— Start —

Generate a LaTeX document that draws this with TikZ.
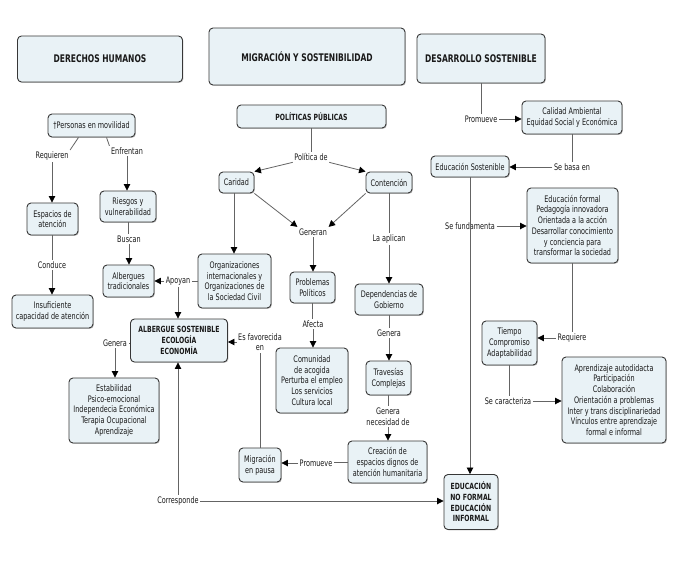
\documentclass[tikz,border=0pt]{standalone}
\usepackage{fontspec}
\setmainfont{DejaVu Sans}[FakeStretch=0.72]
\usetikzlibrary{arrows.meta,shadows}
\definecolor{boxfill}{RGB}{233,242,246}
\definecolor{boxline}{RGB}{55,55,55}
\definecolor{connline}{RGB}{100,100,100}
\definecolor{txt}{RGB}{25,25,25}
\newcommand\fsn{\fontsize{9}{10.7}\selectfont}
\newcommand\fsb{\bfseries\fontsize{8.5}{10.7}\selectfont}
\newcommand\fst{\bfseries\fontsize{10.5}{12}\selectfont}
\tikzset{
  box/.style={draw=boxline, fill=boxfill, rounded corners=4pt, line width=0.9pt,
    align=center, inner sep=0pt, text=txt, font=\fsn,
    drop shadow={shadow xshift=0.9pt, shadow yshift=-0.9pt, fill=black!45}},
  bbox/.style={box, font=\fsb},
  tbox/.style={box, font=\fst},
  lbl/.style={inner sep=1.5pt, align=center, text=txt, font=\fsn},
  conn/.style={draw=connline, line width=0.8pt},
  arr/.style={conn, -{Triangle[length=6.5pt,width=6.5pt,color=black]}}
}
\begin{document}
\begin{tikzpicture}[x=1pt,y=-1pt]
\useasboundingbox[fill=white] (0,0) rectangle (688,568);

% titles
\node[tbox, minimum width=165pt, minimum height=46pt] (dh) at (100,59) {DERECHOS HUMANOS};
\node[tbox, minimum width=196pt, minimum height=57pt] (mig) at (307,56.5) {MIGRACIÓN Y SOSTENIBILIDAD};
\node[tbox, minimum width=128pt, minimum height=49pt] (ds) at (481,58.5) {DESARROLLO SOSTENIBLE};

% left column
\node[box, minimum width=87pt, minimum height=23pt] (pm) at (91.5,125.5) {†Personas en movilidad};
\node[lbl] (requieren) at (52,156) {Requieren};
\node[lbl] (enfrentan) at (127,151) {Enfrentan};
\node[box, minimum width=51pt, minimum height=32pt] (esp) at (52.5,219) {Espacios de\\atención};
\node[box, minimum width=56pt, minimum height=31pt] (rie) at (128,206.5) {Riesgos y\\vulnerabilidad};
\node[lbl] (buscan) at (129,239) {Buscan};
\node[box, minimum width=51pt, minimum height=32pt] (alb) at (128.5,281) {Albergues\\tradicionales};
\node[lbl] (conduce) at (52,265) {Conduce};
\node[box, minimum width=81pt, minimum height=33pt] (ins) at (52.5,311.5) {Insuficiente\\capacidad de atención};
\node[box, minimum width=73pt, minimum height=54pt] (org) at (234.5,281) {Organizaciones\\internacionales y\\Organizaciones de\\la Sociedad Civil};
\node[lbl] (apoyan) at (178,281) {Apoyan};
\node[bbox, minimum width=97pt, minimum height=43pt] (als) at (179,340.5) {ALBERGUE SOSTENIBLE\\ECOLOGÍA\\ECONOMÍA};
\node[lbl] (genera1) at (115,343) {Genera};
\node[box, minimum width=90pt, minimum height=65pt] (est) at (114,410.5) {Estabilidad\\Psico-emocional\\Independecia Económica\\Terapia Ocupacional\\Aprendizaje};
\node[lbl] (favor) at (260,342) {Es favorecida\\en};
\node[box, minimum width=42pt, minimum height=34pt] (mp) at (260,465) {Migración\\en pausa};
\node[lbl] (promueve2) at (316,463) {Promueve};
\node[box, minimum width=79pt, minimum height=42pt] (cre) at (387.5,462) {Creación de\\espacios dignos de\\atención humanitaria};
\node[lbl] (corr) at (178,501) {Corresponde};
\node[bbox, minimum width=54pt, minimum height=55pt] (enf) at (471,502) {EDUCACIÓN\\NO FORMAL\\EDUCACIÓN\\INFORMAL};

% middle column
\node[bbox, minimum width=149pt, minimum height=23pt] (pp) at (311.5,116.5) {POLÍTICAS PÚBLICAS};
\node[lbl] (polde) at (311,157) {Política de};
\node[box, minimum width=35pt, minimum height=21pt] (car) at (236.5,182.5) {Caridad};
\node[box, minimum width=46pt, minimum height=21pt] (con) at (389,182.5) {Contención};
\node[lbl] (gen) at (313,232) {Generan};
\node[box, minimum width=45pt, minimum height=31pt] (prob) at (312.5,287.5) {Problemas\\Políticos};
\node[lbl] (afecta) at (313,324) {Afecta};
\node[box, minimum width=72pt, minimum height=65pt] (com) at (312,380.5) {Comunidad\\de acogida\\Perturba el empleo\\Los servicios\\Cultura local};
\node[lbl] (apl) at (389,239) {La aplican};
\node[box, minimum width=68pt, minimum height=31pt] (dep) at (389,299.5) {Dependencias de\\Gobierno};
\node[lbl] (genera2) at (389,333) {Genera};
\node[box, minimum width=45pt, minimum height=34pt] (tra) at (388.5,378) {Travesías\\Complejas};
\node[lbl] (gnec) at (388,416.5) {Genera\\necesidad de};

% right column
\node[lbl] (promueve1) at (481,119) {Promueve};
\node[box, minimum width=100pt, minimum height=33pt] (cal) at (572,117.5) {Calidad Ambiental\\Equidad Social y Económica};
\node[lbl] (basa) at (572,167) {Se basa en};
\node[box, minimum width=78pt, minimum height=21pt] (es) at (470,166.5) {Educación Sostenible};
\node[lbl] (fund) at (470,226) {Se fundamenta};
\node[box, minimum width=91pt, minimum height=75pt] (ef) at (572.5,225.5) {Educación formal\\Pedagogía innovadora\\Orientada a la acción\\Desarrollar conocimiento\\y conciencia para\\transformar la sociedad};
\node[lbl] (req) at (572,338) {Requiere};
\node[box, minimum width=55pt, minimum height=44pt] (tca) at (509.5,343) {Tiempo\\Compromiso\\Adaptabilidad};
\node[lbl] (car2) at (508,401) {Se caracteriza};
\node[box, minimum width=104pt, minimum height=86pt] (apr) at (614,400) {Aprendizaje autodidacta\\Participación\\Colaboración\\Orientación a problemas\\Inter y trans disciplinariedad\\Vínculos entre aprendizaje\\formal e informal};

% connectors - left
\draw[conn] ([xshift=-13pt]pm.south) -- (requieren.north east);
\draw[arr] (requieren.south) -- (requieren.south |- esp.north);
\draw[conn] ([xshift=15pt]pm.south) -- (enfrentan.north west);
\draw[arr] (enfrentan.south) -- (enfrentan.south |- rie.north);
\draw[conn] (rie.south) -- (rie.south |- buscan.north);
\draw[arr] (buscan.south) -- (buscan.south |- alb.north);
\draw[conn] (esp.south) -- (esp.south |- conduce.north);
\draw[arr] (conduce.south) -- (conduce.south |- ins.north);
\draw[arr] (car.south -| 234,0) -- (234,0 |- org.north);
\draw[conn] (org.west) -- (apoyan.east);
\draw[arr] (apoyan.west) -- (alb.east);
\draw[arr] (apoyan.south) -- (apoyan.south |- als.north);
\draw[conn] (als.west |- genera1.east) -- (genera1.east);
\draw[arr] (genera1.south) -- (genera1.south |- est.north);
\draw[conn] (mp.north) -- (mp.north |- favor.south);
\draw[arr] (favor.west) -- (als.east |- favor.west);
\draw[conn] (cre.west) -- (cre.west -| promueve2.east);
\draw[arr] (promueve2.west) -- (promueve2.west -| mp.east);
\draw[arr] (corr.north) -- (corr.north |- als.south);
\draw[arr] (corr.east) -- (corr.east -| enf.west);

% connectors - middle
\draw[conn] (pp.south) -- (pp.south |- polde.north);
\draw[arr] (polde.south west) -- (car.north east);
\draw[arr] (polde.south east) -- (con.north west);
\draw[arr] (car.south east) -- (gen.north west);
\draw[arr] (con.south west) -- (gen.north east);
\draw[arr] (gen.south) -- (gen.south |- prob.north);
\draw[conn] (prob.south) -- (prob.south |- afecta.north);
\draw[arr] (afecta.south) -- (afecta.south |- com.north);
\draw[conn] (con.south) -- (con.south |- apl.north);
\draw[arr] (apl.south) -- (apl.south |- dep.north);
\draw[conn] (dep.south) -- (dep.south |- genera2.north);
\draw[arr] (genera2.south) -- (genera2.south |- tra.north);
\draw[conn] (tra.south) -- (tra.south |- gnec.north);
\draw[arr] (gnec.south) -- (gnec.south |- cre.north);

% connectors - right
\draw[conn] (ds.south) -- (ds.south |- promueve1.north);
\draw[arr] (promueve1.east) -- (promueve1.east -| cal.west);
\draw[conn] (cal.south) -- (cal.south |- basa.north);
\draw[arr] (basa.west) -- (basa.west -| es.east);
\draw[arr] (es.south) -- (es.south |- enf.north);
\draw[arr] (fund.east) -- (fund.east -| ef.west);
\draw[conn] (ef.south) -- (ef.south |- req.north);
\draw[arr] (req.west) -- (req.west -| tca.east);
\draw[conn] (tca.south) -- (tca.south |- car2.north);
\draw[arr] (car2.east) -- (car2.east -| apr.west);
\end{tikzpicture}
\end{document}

— End —

* _TO DO_:
Repeat, word for word and with no pictures, only the lines running from the beginning of the data to the line that contains "minimum width=128pt, minimum".

* _TASK RESPONSE_:
Generate a LaTeX document that draws this with TikZ.
\documentclass[tikz,border=0pt]{standalone}
\usepackage{fontspec}
\setmainfont{DejaVu Sans}[FakeStretch=0.72]
\usetikzlibrary{arrows.meta,shadows}
\definecolor{boxfill}{RGB}{233,242,246}
\definecolor{boxline}{RGB}{55,55,55}
\definecolor{connline}{RGB}{100,100,100}
\definecolor{txt}{RGB}{25,25,25}
\newcommand\fsn{\fontsize{9}{10.7}\selectfont}
\newcommand\fsb{\bfseries\fontsize{8.5}{10.7}\selectfont}
\newcommand\fst{\bfseries\fontsize{10.5}{12}\selectfont}
\tikzset{
  box/.style={draw=boxline, fill=boxfill, rounded corners=4pt, line width=0.9pt,
    align=center, inner sep=0pt, text=txt, font=\fsn,
    drop shadow={shadow xshift=0.9pt, shadow yshift=-0.9pt, fill=black!45}},
  bbox/.style={box, font=\fsb},
  tbox/.style={box, font=\fst},
  lbl/.style={inner sep=1.5pt, align=center, text=txt, font=\fsn},
  conn/.style={draw=connline, line width=0.8pt},
  arr/.style={conn, -{Triangle[length=6.5pt,width=6.5pt,color=black]}}
}
\begin{document}
\begin{tikzpicture}[x=1pt,y=-1pt]
\useasboundingbox[fill=white] (0,0) rectangle (688,568);

% titles
\node[tbox, minimum width=165pt, minimum height=46pt] (dh) at (100,59) {DERECHOS HUMANOS};
\node[tbox, minimum width=196pt, minimum height=57pt] (mig) at (307,56.5) {MIGRACIÓN Y SOSTENIBILIDAD};
\node[tbox, minimum width=128pt, minimum height=49pt] (ds) at (481,58.5) {DESARROLLO SOSTENIBLE};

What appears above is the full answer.